Rob, 50, said: “Since the 9/11 attacks there has been a crackdown on security and it seems everyone with a camera is a potential criminal.
“The past two years have absolutely been the worst, I have had the most appalling abuse from the public, drivers and police over-exercising their authority.
“We just want to enjoy our hobby without harassment.”
Rob says his love affair with buses has taken him all over Europe and to former Iron Curtain countries, but the only time he has ever had any trouble is in the UK.
The credit controller says his first brush with the long arm of the law was in Pontypridd, last September.
A bus driver took exception to being snapped and called the police, who demanded to see what he had on his camera.
A second incident in Monmouth saw an embarrassed PCSO approach Rob and run his name and address through police computers after a member of the public complained he had been acting strangely.
And while he admits the image of a bespectacled, geeky mac-wearing trainspotter taking down train numbers does apply to some extreme bus and train enthusiasts, the vast majority are normal everyday people, like himself.
Rob's wife Jay, 46, agrees he is being hard done by.
“My brother drives a bus in London, and says if he had a pound for every time a tourist took a picture, he'd be a millionaire,” she argued.
“It happens every day. The spotters are just an easy target.”
It is not illegal to take photos in a public place, but under Section 44 of the Terrorism Act 2000, police officers may randomly stop someone without reasonable suspicion, if the area is a likely target for an attack.
MP and amateur snapper Austin Mitchell tabled an early day motion in the Commons calling on the Home Office and police to educate officers about photographers' rights after being stopped twice himself.
Rob is fed up of the accusations, and says police need to stop over-reaching their authority.
“I can deal with the fact someone might think I'm a terrorist, but when they start saying you're a paedophile it really hurts,” he said.
“We don't want to harbour people doing something illegal, but while the police are wasting their time with me a terrorist could be planning his next atrocity.”
A spokesperson for Gloucestershire Police said: “If a member of the public becomes suspicious of an individual taking photos in public and makes a complaint to a police officer, the officer will first discuss the matter with the photographer.
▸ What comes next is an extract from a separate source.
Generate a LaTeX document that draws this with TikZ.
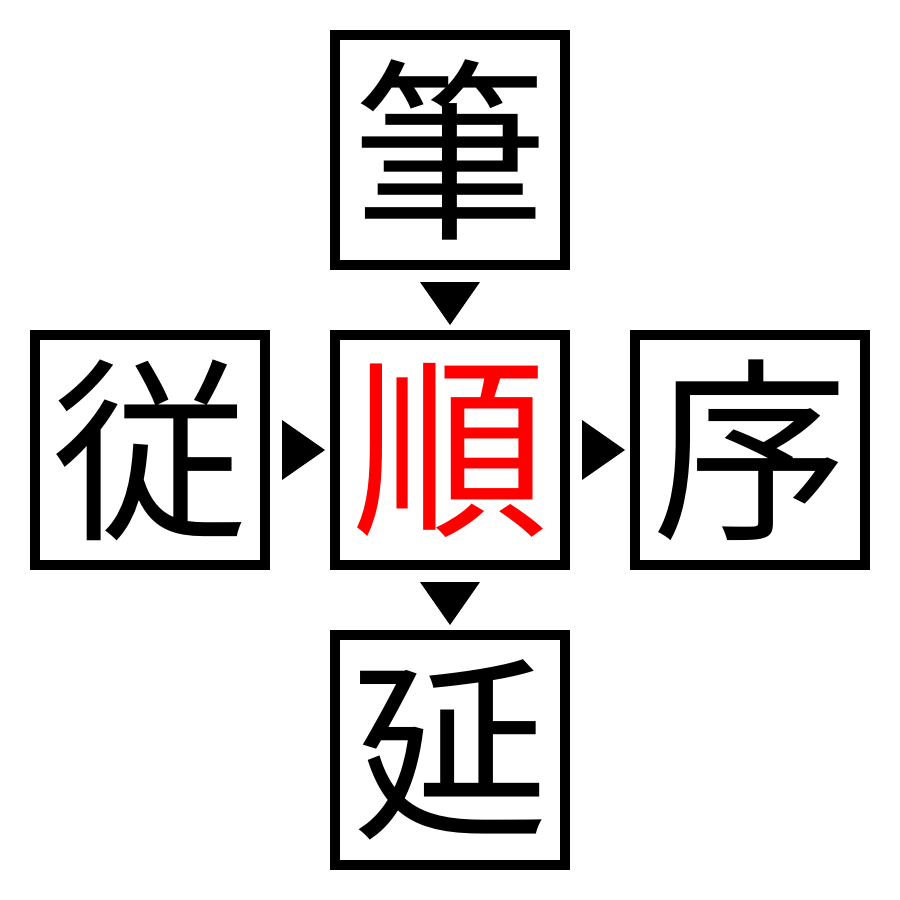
\documentclass[tikz,border=0pt]{standalone}
\usepackage{fontspec}
\newfontfamily\cjk{Noto Sans CJK JP}
\usetikzlibrary{calc}
\begin{document}
\begin{tikzpicture}[x=1pt,y=-1pt,
  kbox/.style={draw=black,line width=10pt,minimum size=230pt,inner sep=0pt,fill=white,
    font=\cjk\fontsize{196}{196}\selectfont},
  arr/.style={fill=black}]
\useasboundingbox (0,0) rectangle (900,900);
\node[kbox] (top) at (450,150) {筆};
\node[kbox] (left) at (150,450) {従};
\node[kbox,text=red] (mid) at (450,450) {順};
\node[kbox] (right) at (750,450) {序};
\node[kbox] (bot) at (450,750) {延};
\fill[arr] ($(top.south)+(-30,12)$) -- ($(top.south)+(30,12)$) -- ($(top.south)+(0,55)$) -- cycle;
\fill[arr] ($(mid.south)+(-30,12)$) -- ($(mid.south)+(30,12)$) -- ($(mid.south)+(0,55)$) -- cycle;
\fill[arr] ($(left.east)+(12,-30)$) -- ($(left.east)+(12,30)$) -- ($(left.east)+(55,0)$) -- cycle;
\fill[arr] ($(mid.east)+(12,-30)$) -- ($(mid.east)+(12,30)$) -- ($(mid.east)+(55,0)$) -- cycle;
\end{tikzpicture}
\end{document}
“Normally the individual is more than happy to disperse any suspicion by showing an officer their photos and one of the benefits of digital cameras is that this can be done on the spot.
“However, if the officer remains suspicious as to the content of the images or the photographers intentions they have the authority, under the Police and Criminal Evident Act, to seize the camera and arrest the individual.”